### GIVEN INFORMATION
* * * * *

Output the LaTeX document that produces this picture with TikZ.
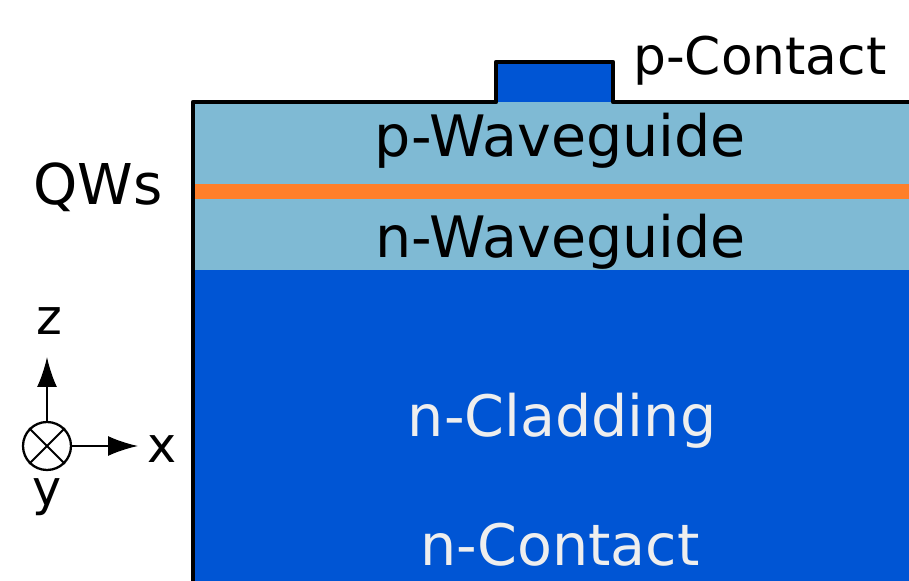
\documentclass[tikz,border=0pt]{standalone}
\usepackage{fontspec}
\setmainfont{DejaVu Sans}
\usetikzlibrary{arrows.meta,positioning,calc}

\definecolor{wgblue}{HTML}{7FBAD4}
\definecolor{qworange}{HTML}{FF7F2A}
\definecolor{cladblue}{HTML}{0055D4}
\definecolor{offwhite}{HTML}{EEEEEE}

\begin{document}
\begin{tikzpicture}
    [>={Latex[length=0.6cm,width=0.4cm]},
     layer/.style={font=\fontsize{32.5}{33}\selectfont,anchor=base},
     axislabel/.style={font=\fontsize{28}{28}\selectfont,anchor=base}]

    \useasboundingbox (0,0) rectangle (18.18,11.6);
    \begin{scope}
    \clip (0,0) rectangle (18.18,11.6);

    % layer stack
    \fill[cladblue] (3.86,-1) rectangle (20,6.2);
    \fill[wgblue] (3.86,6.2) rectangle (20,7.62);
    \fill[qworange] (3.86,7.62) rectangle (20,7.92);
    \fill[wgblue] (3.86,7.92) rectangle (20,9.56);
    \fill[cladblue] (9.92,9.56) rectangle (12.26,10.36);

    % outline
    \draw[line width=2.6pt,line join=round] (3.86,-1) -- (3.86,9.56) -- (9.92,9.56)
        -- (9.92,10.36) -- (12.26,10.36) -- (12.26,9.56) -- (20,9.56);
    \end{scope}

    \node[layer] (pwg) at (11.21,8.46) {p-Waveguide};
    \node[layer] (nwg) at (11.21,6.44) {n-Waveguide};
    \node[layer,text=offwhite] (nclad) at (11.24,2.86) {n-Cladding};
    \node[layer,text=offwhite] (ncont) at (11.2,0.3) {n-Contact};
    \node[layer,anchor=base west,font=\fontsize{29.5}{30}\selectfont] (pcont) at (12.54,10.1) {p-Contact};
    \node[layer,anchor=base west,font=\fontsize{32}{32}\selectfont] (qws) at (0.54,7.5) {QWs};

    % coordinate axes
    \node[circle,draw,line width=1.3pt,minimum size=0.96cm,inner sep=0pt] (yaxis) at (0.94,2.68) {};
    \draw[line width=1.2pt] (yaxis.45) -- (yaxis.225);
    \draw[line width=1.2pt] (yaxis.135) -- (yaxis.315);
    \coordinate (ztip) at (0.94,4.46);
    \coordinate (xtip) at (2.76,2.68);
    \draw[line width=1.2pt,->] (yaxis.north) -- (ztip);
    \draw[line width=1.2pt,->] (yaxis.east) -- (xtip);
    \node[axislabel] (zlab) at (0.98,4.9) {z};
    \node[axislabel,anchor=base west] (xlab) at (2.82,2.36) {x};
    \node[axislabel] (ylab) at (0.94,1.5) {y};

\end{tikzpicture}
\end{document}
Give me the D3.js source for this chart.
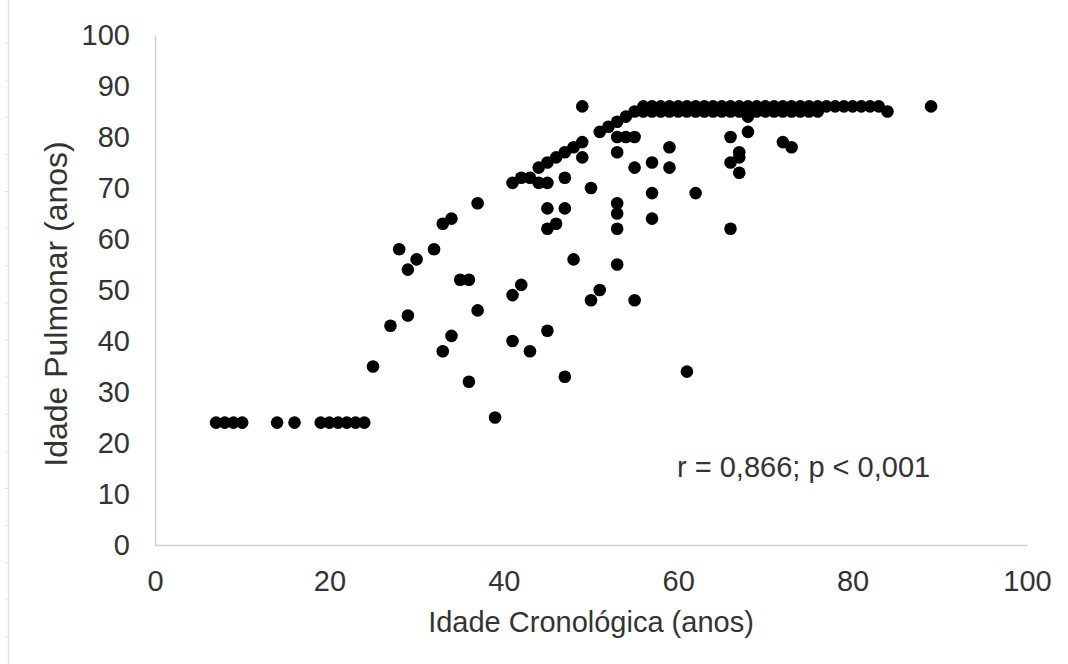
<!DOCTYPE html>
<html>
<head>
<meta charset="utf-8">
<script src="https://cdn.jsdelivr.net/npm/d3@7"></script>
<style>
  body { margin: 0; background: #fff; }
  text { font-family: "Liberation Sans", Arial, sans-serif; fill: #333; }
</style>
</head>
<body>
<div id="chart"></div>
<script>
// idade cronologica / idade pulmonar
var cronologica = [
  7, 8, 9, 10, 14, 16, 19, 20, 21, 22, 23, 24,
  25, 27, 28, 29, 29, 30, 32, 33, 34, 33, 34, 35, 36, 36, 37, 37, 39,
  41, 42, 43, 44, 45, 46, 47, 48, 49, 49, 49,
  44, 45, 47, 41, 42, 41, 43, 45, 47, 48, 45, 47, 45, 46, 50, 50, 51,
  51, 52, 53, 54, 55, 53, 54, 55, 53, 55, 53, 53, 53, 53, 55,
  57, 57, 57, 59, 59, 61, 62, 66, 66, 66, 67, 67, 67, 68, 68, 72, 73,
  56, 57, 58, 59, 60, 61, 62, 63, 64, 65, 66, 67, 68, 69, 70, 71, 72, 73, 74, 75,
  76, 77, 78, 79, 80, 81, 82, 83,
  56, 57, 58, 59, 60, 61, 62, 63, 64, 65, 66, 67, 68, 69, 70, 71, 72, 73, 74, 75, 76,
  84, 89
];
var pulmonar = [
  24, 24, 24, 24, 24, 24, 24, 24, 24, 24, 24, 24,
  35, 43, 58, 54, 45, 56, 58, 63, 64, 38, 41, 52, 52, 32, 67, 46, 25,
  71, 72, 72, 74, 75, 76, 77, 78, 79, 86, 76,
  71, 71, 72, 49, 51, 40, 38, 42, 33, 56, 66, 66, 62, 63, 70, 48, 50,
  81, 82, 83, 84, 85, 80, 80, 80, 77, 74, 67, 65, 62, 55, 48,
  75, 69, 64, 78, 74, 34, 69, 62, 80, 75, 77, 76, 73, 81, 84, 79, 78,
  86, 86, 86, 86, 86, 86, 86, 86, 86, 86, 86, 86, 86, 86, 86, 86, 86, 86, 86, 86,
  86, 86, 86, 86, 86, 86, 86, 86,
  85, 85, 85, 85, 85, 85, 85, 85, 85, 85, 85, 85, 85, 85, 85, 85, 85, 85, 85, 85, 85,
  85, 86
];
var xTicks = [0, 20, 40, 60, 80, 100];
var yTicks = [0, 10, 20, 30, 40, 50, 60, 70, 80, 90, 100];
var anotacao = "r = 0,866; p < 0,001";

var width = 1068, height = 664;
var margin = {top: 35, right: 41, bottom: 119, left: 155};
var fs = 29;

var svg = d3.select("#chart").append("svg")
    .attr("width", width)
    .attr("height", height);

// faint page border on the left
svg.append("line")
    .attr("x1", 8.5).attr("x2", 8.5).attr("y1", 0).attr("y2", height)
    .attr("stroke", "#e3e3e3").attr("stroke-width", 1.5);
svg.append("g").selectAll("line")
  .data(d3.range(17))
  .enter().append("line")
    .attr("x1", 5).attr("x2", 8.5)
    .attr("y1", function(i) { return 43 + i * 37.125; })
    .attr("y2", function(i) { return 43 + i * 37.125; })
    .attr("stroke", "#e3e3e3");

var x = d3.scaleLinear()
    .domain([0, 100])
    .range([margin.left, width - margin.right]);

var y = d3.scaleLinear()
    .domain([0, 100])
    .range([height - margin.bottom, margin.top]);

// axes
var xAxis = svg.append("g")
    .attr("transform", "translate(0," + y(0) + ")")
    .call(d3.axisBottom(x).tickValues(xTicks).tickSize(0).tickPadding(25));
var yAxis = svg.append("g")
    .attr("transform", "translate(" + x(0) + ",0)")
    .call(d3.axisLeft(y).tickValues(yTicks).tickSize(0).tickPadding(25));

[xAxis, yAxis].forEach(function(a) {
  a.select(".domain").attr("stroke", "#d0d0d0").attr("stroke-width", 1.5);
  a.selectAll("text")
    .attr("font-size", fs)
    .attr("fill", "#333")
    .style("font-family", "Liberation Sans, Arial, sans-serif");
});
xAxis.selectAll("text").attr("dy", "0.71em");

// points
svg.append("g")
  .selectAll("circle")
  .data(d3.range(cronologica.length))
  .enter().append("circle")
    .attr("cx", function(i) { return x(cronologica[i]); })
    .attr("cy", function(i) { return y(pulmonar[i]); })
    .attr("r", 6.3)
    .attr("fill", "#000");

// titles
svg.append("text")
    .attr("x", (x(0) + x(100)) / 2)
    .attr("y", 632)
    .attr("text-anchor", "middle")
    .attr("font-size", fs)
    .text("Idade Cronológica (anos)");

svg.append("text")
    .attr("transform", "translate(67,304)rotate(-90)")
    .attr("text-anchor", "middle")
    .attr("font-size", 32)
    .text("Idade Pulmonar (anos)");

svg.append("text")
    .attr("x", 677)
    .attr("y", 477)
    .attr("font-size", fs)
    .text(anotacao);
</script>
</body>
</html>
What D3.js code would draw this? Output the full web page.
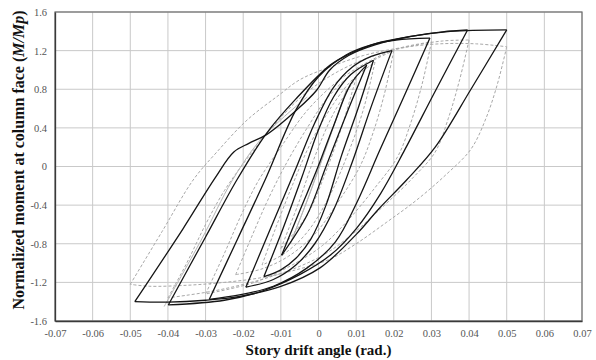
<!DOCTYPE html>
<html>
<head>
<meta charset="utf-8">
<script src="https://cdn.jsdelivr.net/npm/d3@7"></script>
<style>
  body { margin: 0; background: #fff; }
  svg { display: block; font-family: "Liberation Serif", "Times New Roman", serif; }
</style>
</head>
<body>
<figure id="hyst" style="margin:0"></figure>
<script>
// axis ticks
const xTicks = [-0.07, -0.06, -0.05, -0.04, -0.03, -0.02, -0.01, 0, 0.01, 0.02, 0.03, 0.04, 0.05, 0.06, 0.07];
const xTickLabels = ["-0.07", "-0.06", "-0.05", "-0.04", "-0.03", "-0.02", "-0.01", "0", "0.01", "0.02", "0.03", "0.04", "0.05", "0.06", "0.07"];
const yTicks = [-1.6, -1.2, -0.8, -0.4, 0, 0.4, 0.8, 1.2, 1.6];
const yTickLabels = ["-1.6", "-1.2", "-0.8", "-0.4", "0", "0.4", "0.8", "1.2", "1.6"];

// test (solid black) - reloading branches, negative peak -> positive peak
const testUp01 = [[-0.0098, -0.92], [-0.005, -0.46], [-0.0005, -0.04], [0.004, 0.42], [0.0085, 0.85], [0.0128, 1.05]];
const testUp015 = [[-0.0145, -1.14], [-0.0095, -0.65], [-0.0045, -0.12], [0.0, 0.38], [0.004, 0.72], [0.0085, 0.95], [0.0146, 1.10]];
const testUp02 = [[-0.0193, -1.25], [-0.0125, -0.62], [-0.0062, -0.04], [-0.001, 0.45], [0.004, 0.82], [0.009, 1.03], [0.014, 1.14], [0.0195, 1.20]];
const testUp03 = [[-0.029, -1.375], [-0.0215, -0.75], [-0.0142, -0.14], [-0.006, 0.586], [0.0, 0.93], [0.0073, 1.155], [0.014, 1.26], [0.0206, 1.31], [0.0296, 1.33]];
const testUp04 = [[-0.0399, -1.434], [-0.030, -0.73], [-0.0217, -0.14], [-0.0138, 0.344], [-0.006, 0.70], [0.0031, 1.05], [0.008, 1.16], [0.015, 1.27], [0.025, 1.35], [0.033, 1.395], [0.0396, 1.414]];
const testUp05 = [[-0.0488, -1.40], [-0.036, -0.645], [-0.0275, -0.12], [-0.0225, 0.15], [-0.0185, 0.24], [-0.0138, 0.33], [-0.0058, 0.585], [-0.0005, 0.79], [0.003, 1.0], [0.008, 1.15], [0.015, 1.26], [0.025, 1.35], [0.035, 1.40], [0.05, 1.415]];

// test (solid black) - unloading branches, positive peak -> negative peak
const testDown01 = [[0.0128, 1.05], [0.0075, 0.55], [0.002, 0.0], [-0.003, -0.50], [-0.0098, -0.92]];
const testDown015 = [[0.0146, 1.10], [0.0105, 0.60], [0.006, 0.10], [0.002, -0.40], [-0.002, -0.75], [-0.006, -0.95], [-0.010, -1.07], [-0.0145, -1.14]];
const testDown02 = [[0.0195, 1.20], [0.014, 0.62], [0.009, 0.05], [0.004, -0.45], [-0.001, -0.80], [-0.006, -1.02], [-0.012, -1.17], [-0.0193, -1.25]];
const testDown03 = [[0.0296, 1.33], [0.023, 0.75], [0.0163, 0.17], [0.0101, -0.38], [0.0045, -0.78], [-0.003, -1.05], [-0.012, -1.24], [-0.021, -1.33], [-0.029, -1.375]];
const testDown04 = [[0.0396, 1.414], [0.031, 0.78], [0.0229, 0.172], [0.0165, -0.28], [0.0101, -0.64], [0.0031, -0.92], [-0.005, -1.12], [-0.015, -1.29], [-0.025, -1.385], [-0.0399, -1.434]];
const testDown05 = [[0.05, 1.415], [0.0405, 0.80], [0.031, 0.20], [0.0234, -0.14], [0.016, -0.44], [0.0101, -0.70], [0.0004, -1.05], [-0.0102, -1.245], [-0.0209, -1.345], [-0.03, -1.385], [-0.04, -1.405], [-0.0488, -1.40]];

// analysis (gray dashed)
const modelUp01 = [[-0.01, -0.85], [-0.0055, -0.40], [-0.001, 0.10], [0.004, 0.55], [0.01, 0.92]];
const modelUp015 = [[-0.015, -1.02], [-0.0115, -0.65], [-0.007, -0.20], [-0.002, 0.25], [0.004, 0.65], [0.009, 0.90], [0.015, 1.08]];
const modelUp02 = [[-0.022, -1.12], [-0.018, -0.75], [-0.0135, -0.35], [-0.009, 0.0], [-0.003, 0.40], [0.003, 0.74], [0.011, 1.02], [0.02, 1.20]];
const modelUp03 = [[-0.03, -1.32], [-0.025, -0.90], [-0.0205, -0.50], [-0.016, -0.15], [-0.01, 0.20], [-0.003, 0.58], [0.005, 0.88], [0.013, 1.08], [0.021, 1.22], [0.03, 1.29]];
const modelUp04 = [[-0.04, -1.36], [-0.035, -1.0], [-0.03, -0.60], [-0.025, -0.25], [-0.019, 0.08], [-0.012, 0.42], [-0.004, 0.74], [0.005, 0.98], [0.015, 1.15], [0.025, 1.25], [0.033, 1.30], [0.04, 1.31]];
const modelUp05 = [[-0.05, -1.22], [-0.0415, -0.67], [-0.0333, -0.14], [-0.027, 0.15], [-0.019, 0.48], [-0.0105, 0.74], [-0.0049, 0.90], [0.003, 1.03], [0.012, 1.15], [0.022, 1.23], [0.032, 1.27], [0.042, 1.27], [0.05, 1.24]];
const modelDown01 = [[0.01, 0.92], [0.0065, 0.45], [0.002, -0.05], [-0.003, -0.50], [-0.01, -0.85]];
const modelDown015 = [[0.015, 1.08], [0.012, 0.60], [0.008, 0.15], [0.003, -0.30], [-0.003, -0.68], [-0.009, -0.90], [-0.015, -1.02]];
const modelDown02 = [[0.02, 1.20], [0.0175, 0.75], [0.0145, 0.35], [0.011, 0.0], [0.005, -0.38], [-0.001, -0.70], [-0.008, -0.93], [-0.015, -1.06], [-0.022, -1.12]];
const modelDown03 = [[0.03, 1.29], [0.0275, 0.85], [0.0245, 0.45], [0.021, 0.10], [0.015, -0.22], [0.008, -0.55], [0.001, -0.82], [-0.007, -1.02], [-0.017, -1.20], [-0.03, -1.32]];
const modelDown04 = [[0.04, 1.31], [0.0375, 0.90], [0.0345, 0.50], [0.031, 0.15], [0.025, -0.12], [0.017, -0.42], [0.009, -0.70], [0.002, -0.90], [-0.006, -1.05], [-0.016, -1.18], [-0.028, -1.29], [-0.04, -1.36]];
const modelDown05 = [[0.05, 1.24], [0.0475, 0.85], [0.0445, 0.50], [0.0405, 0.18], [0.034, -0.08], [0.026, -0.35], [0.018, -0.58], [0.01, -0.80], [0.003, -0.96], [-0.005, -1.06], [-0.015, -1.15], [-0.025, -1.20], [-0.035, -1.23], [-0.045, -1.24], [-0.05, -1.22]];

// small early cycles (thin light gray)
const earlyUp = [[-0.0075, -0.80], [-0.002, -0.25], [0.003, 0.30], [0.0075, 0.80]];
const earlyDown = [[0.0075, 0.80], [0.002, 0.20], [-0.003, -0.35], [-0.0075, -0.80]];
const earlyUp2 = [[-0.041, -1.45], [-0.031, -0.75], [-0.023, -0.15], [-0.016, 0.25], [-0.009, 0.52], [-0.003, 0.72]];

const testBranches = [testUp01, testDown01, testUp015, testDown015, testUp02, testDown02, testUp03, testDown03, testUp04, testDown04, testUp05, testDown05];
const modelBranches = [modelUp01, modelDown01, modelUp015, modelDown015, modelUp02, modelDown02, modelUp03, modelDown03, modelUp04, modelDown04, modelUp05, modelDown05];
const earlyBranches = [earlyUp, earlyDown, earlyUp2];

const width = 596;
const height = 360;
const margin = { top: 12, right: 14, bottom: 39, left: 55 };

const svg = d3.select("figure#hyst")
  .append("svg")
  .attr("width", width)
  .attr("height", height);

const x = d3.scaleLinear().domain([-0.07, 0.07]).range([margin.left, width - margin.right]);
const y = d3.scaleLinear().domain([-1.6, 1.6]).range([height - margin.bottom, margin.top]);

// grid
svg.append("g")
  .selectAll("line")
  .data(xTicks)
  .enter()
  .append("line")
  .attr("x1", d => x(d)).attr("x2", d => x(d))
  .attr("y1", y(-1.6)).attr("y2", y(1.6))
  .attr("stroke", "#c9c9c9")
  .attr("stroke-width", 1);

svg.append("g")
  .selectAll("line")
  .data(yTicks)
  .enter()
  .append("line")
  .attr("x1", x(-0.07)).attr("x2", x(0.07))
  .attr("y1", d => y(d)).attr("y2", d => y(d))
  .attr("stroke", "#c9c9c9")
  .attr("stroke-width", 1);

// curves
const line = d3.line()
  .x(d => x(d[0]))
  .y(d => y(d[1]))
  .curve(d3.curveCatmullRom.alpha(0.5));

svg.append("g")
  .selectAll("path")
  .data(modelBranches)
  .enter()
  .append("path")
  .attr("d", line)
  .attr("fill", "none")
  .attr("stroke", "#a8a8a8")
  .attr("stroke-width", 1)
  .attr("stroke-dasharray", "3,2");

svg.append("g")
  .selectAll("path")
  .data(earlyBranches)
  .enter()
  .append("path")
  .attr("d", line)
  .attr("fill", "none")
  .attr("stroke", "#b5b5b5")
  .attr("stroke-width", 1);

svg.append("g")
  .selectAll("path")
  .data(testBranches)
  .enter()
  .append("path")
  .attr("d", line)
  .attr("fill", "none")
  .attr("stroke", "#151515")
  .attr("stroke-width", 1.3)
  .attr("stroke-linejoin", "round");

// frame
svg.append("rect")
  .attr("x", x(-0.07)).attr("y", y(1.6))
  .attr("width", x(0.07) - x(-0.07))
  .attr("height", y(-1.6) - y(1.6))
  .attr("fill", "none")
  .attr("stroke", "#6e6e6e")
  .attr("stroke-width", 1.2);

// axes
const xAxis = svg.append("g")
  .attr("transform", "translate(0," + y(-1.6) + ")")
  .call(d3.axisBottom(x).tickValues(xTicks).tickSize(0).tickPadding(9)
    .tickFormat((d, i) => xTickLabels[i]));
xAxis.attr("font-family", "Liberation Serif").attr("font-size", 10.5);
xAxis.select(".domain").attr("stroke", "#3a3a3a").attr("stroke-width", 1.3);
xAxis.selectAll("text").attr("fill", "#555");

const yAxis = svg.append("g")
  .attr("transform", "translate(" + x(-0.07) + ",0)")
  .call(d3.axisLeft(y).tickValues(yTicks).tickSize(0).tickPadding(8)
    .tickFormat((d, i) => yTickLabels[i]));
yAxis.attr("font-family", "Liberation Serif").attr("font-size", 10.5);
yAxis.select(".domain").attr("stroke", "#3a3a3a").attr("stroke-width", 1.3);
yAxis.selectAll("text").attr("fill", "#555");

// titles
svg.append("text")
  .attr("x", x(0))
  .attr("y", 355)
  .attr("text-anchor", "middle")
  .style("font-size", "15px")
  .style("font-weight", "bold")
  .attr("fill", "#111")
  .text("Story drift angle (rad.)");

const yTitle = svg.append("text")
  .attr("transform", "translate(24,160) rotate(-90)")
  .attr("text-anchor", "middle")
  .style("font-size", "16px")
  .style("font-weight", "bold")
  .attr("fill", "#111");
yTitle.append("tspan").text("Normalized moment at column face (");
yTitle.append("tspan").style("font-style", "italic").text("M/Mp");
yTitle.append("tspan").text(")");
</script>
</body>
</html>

* * * * *

### CHALLENGE
Give every line of the material that includes the string "this".

### THE RESPONSE
Output the LaTeX document that produces this picture with TikZ.
Give me the D3.js source for this chart.
What D3.js code would draw this? Output the full web page.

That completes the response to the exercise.